-- START Listed entries --

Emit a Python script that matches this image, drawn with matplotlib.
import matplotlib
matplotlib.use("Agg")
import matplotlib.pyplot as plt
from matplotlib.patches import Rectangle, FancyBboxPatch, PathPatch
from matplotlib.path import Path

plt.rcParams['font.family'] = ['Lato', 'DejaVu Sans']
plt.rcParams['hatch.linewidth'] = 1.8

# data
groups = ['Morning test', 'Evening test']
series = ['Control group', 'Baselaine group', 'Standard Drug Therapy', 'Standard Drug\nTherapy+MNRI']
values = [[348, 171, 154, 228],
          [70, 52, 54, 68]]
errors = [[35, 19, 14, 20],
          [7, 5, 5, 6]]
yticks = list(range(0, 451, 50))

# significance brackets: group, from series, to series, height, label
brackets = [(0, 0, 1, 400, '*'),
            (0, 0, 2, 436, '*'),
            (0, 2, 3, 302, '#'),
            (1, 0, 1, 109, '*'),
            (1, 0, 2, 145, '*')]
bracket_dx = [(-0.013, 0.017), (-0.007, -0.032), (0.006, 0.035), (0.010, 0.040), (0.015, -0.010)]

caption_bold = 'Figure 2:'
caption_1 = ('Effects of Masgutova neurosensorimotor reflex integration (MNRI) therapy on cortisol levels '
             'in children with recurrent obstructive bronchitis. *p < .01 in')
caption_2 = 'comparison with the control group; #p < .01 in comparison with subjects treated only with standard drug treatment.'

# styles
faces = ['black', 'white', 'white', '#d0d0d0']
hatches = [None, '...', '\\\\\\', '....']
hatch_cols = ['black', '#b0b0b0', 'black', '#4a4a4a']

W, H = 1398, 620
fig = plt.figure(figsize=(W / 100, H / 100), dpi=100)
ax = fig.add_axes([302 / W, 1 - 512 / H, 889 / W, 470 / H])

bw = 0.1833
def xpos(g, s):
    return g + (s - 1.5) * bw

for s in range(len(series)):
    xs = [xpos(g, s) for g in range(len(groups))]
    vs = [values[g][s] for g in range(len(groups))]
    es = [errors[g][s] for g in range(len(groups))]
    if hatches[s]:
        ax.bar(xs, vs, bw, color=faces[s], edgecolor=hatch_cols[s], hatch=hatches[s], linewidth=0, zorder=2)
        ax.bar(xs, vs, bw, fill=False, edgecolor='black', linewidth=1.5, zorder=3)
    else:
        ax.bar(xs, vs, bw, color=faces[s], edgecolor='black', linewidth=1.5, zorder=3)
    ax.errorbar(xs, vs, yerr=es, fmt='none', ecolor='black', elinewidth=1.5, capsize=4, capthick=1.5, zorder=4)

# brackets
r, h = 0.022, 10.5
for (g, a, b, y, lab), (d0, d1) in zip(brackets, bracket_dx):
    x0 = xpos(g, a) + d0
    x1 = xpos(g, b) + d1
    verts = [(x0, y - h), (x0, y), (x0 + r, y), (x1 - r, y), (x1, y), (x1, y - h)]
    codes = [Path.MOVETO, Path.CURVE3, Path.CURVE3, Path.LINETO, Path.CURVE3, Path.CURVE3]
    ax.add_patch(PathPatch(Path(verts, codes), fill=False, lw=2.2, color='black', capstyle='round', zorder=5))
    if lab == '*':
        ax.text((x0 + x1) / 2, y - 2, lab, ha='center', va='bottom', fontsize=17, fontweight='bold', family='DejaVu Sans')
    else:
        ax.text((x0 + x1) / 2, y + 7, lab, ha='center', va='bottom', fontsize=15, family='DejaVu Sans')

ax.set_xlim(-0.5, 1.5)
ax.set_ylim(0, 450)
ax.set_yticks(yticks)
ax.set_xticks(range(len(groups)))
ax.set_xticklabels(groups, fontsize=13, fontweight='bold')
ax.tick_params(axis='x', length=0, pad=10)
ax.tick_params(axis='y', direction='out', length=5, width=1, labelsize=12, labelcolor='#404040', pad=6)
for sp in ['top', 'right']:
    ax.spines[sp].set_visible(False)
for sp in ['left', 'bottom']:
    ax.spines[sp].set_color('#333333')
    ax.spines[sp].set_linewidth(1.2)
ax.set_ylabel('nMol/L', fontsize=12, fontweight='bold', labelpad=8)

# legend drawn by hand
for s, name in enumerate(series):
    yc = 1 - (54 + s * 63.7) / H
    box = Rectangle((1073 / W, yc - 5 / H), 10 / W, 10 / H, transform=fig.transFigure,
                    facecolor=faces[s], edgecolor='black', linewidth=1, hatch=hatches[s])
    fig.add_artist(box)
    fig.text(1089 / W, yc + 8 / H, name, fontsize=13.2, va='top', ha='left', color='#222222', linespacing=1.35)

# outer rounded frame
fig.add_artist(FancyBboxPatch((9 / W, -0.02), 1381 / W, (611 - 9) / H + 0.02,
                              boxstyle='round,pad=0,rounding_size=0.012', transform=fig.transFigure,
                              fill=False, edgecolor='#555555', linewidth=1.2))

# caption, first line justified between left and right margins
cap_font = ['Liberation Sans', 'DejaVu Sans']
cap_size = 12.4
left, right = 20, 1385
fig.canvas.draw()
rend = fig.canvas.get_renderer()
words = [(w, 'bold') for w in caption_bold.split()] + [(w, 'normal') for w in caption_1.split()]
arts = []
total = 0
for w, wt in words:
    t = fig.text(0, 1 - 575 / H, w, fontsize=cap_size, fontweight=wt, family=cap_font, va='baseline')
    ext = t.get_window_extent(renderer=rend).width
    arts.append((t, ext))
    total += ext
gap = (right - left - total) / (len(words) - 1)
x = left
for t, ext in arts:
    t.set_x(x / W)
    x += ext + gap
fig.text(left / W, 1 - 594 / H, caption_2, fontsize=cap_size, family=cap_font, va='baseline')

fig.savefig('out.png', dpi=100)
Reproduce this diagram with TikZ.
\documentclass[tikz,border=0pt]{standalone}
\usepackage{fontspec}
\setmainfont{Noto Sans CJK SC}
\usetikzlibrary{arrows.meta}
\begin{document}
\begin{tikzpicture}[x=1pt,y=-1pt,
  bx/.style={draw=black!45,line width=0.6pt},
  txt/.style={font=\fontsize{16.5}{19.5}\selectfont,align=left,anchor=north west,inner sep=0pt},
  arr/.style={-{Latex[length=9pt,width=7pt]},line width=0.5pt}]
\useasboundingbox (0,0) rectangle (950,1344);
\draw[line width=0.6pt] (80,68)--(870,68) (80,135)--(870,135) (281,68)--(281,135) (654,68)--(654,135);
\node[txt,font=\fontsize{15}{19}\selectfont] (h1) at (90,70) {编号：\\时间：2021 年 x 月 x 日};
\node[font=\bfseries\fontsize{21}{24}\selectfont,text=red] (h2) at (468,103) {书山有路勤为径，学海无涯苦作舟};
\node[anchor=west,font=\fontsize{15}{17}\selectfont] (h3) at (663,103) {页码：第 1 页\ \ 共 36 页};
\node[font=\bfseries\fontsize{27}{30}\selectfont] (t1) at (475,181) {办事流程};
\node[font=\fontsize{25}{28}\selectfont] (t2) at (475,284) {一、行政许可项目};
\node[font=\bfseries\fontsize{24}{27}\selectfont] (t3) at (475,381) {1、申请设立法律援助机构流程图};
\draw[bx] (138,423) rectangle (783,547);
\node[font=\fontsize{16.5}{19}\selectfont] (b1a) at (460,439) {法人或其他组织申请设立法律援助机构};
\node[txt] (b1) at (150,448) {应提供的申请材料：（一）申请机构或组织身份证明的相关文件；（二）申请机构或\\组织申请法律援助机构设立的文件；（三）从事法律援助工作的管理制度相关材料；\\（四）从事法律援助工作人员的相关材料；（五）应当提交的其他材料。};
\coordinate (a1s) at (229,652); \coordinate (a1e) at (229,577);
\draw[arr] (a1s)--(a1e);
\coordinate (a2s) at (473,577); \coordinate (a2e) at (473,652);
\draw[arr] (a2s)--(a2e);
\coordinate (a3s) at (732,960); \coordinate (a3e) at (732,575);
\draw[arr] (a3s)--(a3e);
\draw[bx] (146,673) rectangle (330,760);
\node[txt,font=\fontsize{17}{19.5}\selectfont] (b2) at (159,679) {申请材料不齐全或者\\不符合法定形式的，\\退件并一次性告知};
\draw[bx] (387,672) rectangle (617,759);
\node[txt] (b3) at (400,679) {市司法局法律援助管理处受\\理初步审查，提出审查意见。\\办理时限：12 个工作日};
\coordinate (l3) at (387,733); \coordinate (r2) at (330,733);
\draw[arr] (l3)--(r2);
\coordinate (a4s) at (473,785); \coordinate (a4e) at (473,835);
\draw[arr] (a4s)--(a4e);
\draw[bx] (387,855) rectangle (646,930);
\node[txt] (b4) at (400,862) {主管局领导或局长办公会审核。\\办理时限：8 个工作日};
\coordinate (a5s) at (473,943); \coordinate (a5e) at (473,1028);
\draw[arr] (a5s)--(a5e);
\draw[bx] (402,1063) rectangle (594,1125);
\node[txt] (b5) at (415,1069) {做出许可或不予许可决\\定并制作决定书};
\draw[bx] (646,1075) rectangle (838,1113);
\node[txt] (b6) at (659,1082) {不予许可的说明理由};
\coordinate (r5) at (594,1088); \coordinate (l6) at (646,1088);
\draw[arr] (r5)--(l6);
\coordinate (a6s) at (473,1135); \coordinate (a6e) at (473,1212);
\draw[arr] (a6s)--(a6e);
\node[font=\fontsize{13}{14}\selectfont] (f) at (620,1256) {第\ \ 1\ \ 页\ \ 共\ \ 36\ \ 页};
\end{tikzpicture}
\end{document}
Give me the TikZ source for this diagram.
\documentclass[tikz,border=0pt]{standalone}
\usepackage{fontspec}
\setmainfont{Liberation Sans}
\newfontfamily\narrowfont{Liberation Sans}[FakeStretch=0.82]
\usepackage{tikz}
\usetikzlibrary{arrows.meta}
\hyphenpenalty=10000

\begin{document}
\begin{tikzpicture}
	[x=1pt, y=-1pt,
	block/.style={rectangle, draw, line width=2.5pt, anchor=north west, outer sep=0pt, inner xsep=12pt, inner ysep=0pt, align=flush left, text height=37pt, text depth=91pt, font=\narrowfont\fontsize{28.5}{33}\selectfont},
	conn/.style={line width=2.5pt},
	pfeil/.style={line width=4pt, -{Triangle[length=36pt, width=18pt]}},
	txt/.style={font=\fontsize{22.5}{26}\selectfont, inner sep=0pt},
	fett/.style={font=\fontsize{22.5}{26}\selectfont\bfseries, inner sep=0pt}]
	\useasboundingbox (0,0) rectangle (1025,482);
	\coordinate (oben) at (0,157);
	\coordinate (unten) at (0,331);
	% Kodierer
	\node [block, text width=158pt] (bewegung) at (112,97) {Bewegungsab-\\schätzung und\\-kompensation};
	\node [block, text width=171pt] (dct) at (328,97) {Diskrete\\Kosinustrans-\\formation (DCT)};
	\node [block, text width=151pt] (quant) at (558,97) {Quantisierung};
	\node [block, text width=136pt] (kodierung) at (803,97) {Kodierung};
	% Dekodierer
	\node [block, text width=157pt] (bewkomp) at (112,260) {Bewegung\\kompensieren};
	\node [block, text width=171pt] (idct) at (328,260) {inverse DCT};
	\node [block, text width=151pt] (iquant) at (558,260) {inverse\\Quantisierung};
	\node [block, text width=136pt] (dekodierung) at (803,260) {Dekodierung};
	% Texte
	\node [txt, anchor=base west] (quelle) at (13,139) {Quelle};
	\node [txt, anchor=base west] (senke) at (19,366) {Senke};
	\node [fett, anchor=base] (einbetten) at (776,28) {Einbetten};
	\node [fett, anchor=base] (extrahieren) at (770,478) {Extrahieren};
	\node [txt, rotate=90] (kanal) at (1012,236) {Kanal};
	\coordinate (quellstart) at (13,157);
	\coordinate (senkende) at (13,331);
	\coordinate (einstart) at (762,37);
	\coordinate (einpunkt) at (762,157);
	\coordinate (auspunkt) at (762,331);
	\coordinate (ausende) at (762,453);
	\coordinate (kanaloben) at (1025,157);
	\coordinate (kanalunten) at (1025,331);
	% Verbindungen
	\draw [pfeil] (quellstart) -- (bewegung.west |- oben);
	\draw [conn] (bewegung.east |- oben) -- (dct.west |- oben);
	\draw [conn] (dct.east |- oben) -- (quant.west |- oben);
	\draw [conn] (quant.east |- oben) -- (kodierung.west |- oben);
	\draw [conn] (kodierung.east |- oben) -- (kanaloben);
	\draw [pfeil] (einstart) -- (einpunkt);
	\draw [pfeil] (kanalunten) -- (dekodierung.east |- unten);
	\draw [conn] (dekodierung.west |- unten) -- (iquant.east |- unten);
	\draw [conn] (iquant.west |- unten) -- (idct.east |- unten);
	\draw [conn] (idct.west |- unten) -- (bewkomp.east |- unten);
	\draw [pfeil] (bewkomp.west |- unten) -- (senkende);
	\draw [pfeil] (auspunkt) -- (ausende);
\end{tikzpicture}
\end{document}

-- END Listed entries --

» Instructions for the task: Print, please, the lines above from the very first through the one that holds "yticks = list(range(0, 451, 50))", both included, word for word and with nothing else.

» Written reply:
Emit a Python script that matches this image, drawn with matplotlib.
import matplotlib
matplotlib.use("Agg")
import matplotlib.pyplot as plt
from matplotlib.patches import Rectangle, FancyBboxPatch, PathPatch
from matplotlib.path import Path

plt.rcParams['font.family'] = ['Lato', 'DejaVu Sans']
plt.rcParams['hatch.linewidth'] = 1.8

# data
groups = ['Morning test', 'Evening test']
series = ['Control group', 'Baselaine group', 'Standard Drug Therapy', 'Standard Drug\nTherapy+MNRI']
values = [[348, 171, 154, 228],
          [70, 52, 54, 68]]
errors = [[35, 19, 14, 20],
          [7, 5, 5, 6]]
yticks = list(range(0, 451, 50))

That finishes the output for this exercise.